= Coordinación de Mujeres del Paraguay =

The Coordinación de Mujeres del Paraguay (Coordinating Body of Paraguayan Women, CMP) is a network of feminist organisations in Paraguay. The CMP was founded in 1987 or 1988.

==History==
At its inception the CMP consisted of fifteen Paraguayan women's groups. The initiative to form the CMP, led by Mercedes Sandoval de Hempel, has been characterised as a significant turning point in the articulation of women's rights after three decades of violent dictatorship under Alfredo Stroessner.

After the dictatorship, the CMP showed a new professionalism in making the case for gender equality. On behalf of the CMP, Sandoval drafted Law 1/92, the law relating to marriage, of the Paraguayan Civil Code. In the 1998 Paraguayan general election the CMP presented a 13-point platform of feminist policy proposals. In 1999 the CMP lobbied for a law explicitly outlawing domestic violence against women, resulting in legislation in 2000.

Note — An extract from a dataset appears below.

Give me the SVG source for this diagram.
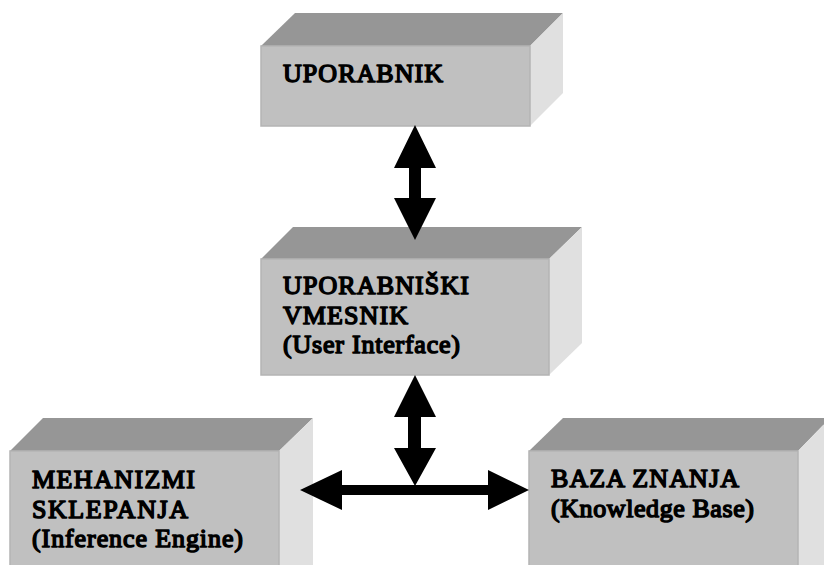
<svg xmlns="http://www.w3.org/2000/svg" width="824" height="565" viewBox="0 0 824 565">
  <style>
    .front { fill: #c0c0c0; stroke: #b4b4b4; stroke-width: 1.5; }
    .top { fill: #969696; }
    .side { fill: #e0e0e0; }
    .label { font-family: 'Liberation Serif', 'Times New Roman', serif; font-size: 26px; fill: #000; stroke: #000; stroke-width: 1.5px; stroke-linejoin: round; }
    .arrow { fill: #000; }
  </style>
  <rect x="0" y="0" width="824" height="565" fill="#fff"/>

  <!-- block: user -->
  <g id="uporabnik">
    <polygon class="top" points="261,46 295,13 563,13 530,46"/>
    <polygon class="side" points="530,46 563,13 563,93 530,126"/>
    <rect class="front" x="261" y="46" width="269" height="80"/>
    <text class="label" x="283" y="82" textLength="160" lengthAdjust="spacing">UPORABNIK</text>
  </g>

  <!-- block: user interface -->
  <g id="vmesnik">
    <polygon class="top" points="261,259 293,227 582,227 549,259"/>
    <polygon class="side" points="549,259 582,227 582,343 549,375"/>
    <rect class="front" x="261" y="259" width="288" height="116"/>
    <text class="label" x="283" y="294" textLength="186" lengthAdjust="spacing">UPORABNIŠKI</text>
    <text class="label" x="283" y="324" textLength="125" lengthAdjust="spacing">VMESNIK</text>
    <text class="label" x="283" y="353" textLength="177" lengthAdjust="spacing">(User Interface)</text>
  </g>

  <!-- block: inference engine -->
  <g id="mehanizmi">
    <polygon class="top" points="10,451 43,418 313,418 279,451"/>
    <polygon class="side" points="279,451 313,418 313,580 279,580"/>
    <rect class="front" x="10" y="451" width="269" height="130"/>
    <text class="label" x="32" y="488" textLength="163" lengthAdjust="spacing">MEHANIZMI</text>
    <text class="label" x="32" y="518" textLength="156" lengthAdjust="spacing">SKLEPANJA</text>
    <text class="label" x="32" y="547" textLength="211" lengthAdjust="spacing">(Inference Engine)</text>
  </g>

  <!-- block: knowledge base -->
  <g id="baza">
    <polygon class="top" points="529,451 563,418 830,418 798,451"/>
    <polygon class="side" points="798,451 830,418 830,580 798,580"/>
    <rect class="front" x="529" y="451" width="269" height="130"/>
    <text class="label" x="551" y="487" textLength="188" lengthAdjust="spacing">BAZA ZNANJA</text>
    <text class="label" x="551" y="517" textLength="203" lengthAdjust="spacing">(Knowledge Base)</text>
  </g>

  <!-- connectors -->
  <g id="connectors">
    <!-- user <-> user interface -->
    <polygon class="arrow" points="415,125 436,168 421,168 421,198 436,198 415,240 394,198 409,198 409,168 394,168"/>
    <!-- user interface <-> junction -->
    <polygon class="arrow" points="415,375 436,417 421,417 421,448 436,448 415,486 394,448 408,448 408,417 394,417"/>
    <!-- inference engine <-> knowledge base -->
    <polygon class="arrow" points="300,490 342,470 342,485 488,485 488,470 529,490 488,510 488,495 342,495 342,510"/>
  </g>
</svg>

Groups under the umbrella of the CMP today are Aireana - Group for Lesbian Rights, the Trinidad Association, the Community Support Educational Base (BECA), the Documentation and Studies Center (CDE), Kuña Róga, and United in Hope (UNES). The group also includes individual members. Members have included Line Bareiro, Gloria Rubin. and Mirta Moragas.